I don't think that it's solely the fault of anti-GPL people. GPL proclaims freedom but then demands you to limit your freedom when it comes to anything of your own that just happens to include GPL licensed elements. At that point, proprietary solutions whose providers couldn't care less as long as you pay your fee don't seem that bad in comparison to, say, a competitor who's going to exploit the GPL freedoms to gain an advantage. I mean, considering that the topic is about Microsoft (in a way), don't forget about the existence of the "Source available" license, though IMO the best license is always going to be the one that fits the product rather than ideology (and GPL puts the product in the background).
Public Domain is a great way of releasing intellectual property for everyone to use.
Trying to use GPL software makes you a target with angry techies constantly accusing you of not publishing complete diffs of changes needed to ship features.
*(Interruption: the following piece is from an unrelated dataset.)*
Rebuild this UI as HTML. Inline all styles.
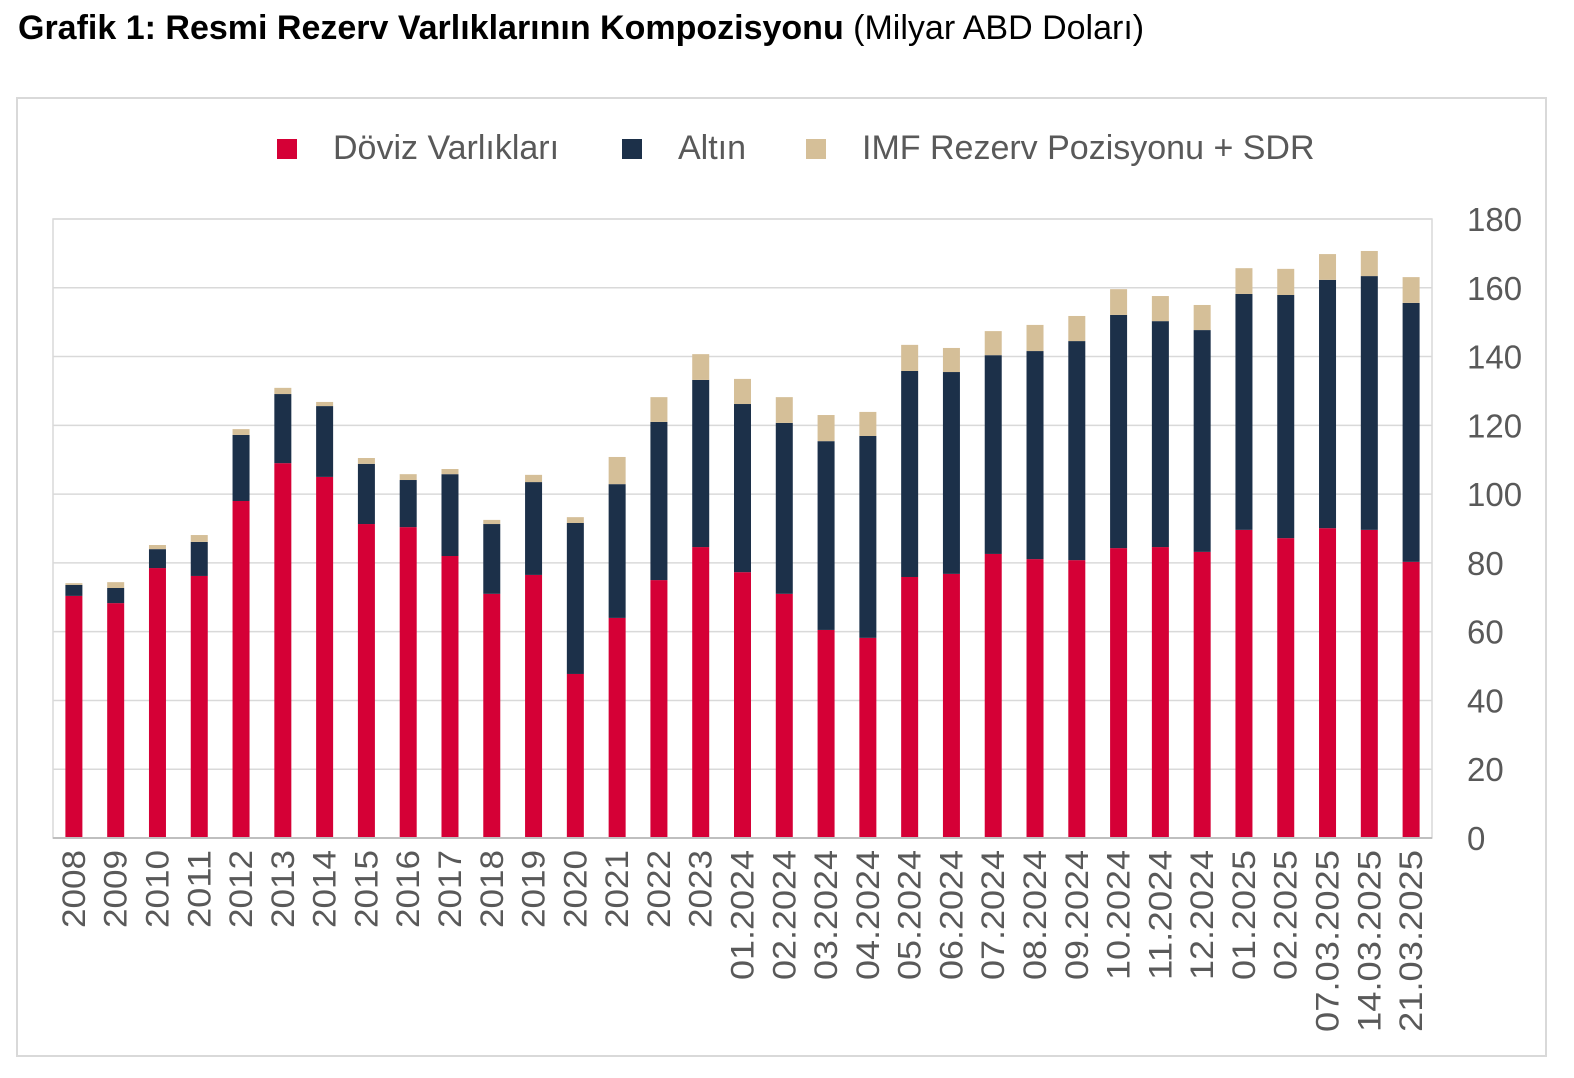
<!DOCTYPE html>
<html><head><meta charset="utf-8">
<style>
html,body{margin:0;padding:0;background:#fff;}
body{width:1574px;height:1078px;position:relative;overflow:hidden;font-family:"Liberation Sans",sans-serif;}
#title{position:absolute;left:18px;top:9px;font-size:34px;color:#000;white-space:nowrap;}
#title b{font-weight:bold;}
#frame{position:absolute;left:16px;top:97px;width:1527px;height:956px;border:2px solid #d9d9d9;}
svg{position:absolute;left:0;top:0;}
</style></head><body>
<div id="title"><b>Grafik 1: Resmi Rezerv Varlıklarının Kompozisyonu</b> (Milyar ABD Doları)</div>
<div id="frame"></div>
<svg id="chart" width="1574" height="1078"></svg>
<script>
const categories=["2008","2009","2010","2011","2012","2013","2014","2015","2016","2017","2018","2019","2020","2021","2022","2023","01.2024","02.2024","03.2024","04.2024","05.2024","06.2024","07.2024","08.2024","09.2024","10.2024","11.2024","12.2024","01.2025","02.2025","07.03.2025","14.03.2025","21.03.2025"];
const doviz=[70.4,68.3,78.5,76.2,98,109,105,91.3,90.4,82,71,76.5,47.7,64,75,84.6,77.3,71,60.5,58.2,75.9,76.8,82.6,81.1,80.8,84.3,84.6,83.2,89.6,87.2,90.1,89.6,80.3];
const altin=[3.2,4.4,5.5,9.9,19.2,20.1,20.6,17.5,13.7,23.8,20.3,27,43.9,38.9,46,48.6,48.9,49.7,54.9,58.7,59.9,58.7,57.8,60.5,63.7,67.8,65.7,64.5,68.6,70.7,72.2,73.8,75.3];
const imf=[0.5,1.7,1.2,2,1.7,1.8,1.2,1.7,1.7,1.5,1.2,2.1,1.7,7.9,7.2,7.5,7.3,7.5,7.6,7,7.6,7,7,7.6,7.3,7.5,7.3,7.3,7.5,7.6,7.5,7.3,7.5];
const yTicks=[0,20,40,60,80,100,120,140,160,180];
const legendLabels=["Döviz Varlıkları","Altın","IMF Rezerv Pozisyonu + SDR"];
const colors=["#d50036","#1c3049","#d5bf98"];
const NS="http://www.w3.org/2000/svg";
const svg=document.getElementById('chart');
const X0=53,X1=1432,Y0=838,Y1=219,YMAX=180;
const y=v=>Y0-(v/YMAX)*(Y0-Y1);
const step=(X1-X0)/categories.length;
const xc=i=>X0+step*(i+0.5);
const BW=17;
function mk(t,a){const e=document.createElementNS(NS,t);for(const k in a)e.setAttribute(k,a[k]);svg.appendChild(e);return e;}
yTicks.forEach(t=>{
  const g=mk('line',{x1:X0,x2:X1,y1:y(t),y2:y(t),stroke:'#d9d9d9','stroke-width':1.5});
  
  
  const tx=mk('text',{x:1467,y:y(t)+12,'font-size':33,fill:'#595959','font-family':'Liberation Sans, sans-serif'});
  tx.textContent=t;
  
  
});
const border=mk('rect',{x:X0,y:Y1,width:X1-X0,height:Y0-Y1,fill:'none',stroke:'#d9d9d9','stroke-width':1.5});


categories.forEach((c,i)=>{
  const vals=[doviz[i],altin[i],imf[i]];let base=0;
  vals.forEach((v,s)=>{
    const r=mk('rect',{x:xc(i)-BW/2,y:y(base+v),width:BW,height:y(base)-y(base+v),fill:colors[s]});
    
    
    base+=v;
  });
  let len=0;for(const ch of c)len+=(ch==='.'?13:19.5);
  const tx=mk('text',{x:0,y:0,'font-size':32,fill:'#595959','text-anchor':'end',textLength:len,lengthAdjust:'spacingAndGlyphs','font-family':'Liberation Sans, sans-serif',transform:`translate(${xc(i)+11},850) rotate(-90)`});
  tx.textContent=c;
  
  
});
const ax=mk('line',{x1:X0,x2:X1,y1:Y0,y2:Y0,stroke:'#bfbfbf','stroke-width':2});


const legX=[277,622,806];
legendLabels.forEach((l,i)=>{
  const r=mk('rect',{x:legX[i],y:139,width:20,height:20,fill:colors[i]});
  
  
  const t=mk('text',{x:legX[i]+56,y:159,'font-size':34,fill:'#595959','font-family':'Liberation Sans, sans-serif'});
  t.textContent=l;
  
  
});
</script>
</body></html>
GPL fanatics are the most to blame for putting negative pressure on GPL. That is why Macs have wget instead of curl. GPL does not necessarily mean poison, but that is what it has become.
"That is why Macs have wget instead of curl." I got curious and decided to look that up. Did you mean to say "curl instead of wget"?
"GPL does not necessarily mean poison, but that is what it has become." don't remember where i heard it first, but "with each iteration, GPL becomes less and less about freedom".